I was sitting at my computer listening to Bach's Magnificat with the overhead light off, just the strand of Christmas lights around the window aglow, and the door open so that I could smell and hear the rain along with the music. Annie was walking to her room, but stopped and walked into my room instead. We had an amazing talk about the Cotes and Victoria, when friends become more than friends, roommates, and children's books. We prayed together, laughed, and shared the unexpected blessing of a half hour of close conversation. This is why I love IMPACT.
I had just finished reading The Garden of Abdul Gasazi by Chris Van Allsburg to Annie when Alex strolled by with his guitar and took refuge on our porch. Drawn by the appeal of guitar music and rain, we went outside and started chatting with him. Annie wandered away, but I wanted to play in the rain, and I ended up blowing bubbles while standing in the downpour and listening to Alex play.

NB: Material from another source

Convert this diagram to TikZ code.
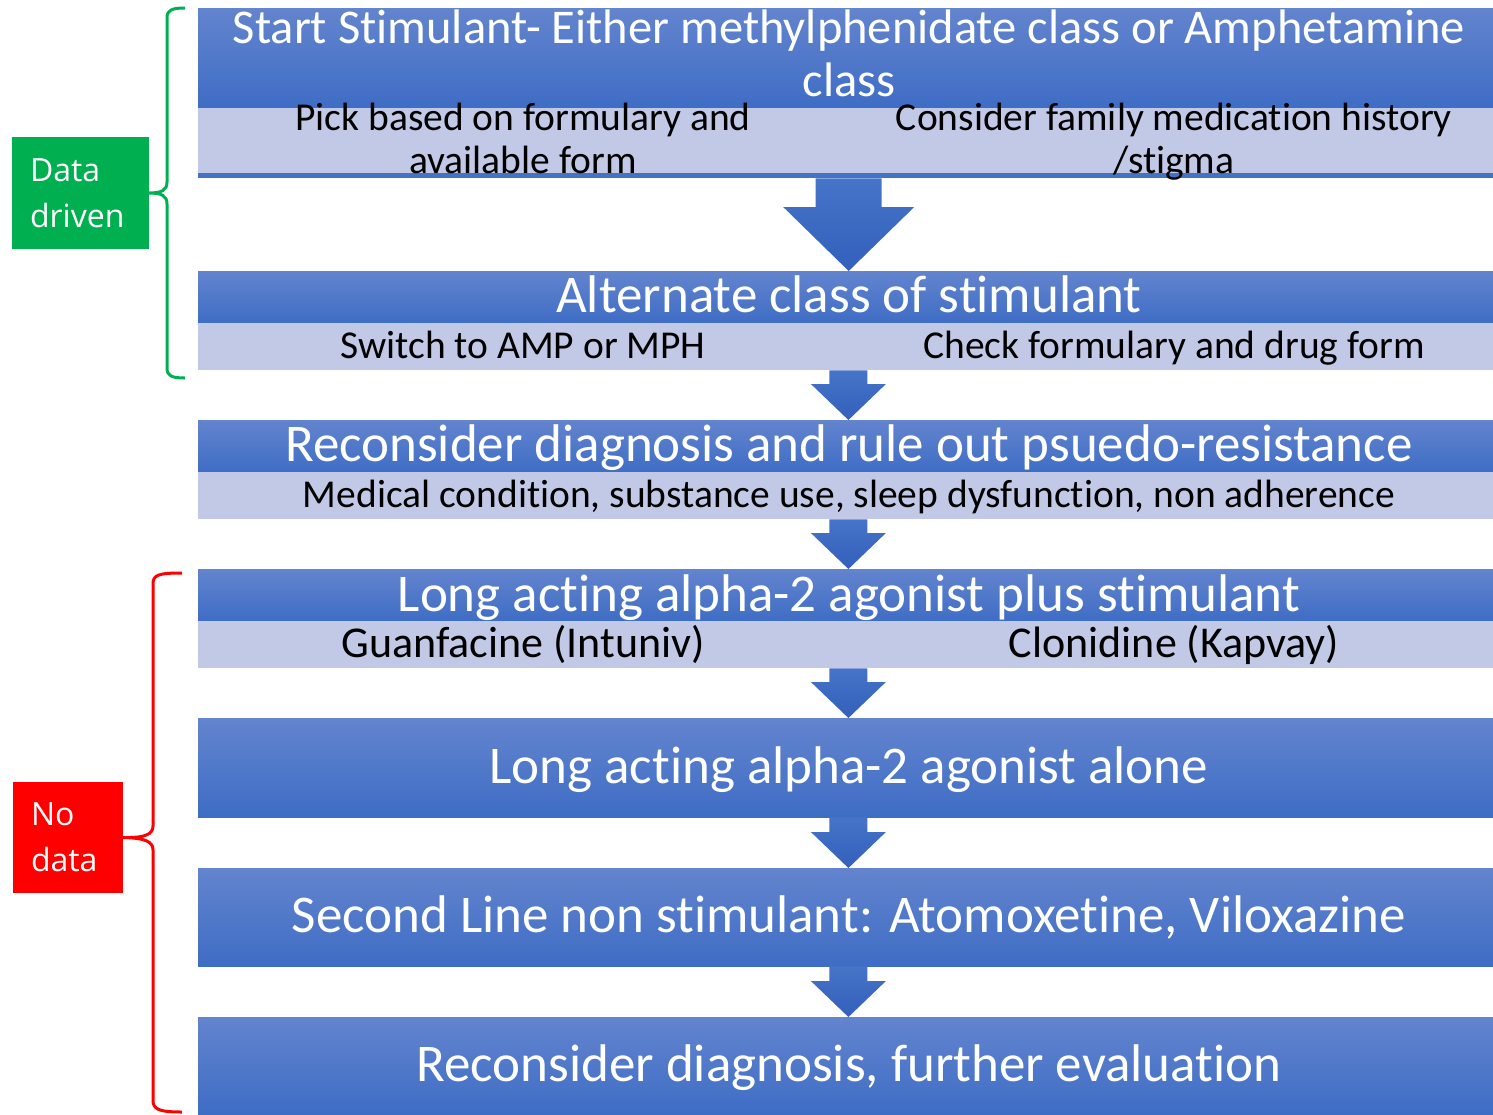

He got distracted when one of the bubbles went particularly far and high, but I said that they are extra strong because I breathe love into them. So Alex caught some and I told him to translate all the love on his hands to beautiful music, an idea which piqued my fancy and led me to write a poem.
Peace: For Alex Purdie
Georgia rain shower;
Not quite autumn, not quite anything.
Water drops mingle with
the iridescent swirl and pop of soap bubbles,
floating on the love breath of my lips.
Guitar man with rain song strings,
He plays a simple melody.
But first- hand outstretched,
he catches love,
each little bubble happily dying because
their death is the voice of his tune.
I read it to Alex, who loved it. And he continued playing amazing songs on the guitar while I read poetry, and rain fell on everything.
But the surreality has not completely loosed its hold on me. David and Mary Michael gathered us all together for a surprise meeting where Sean informed us that he is leaving. I will never joke about the 25 cap again. I have at times struggled to serve him, but never desired his leaving. Without him, we are less. He is not erased from our "family tree" simply because of his absence, but his departure leaves a Sean-shaped hole that nobody else is going to fill.
An afternoon of beauty, of tranquility, of paz, of pain. And we live on.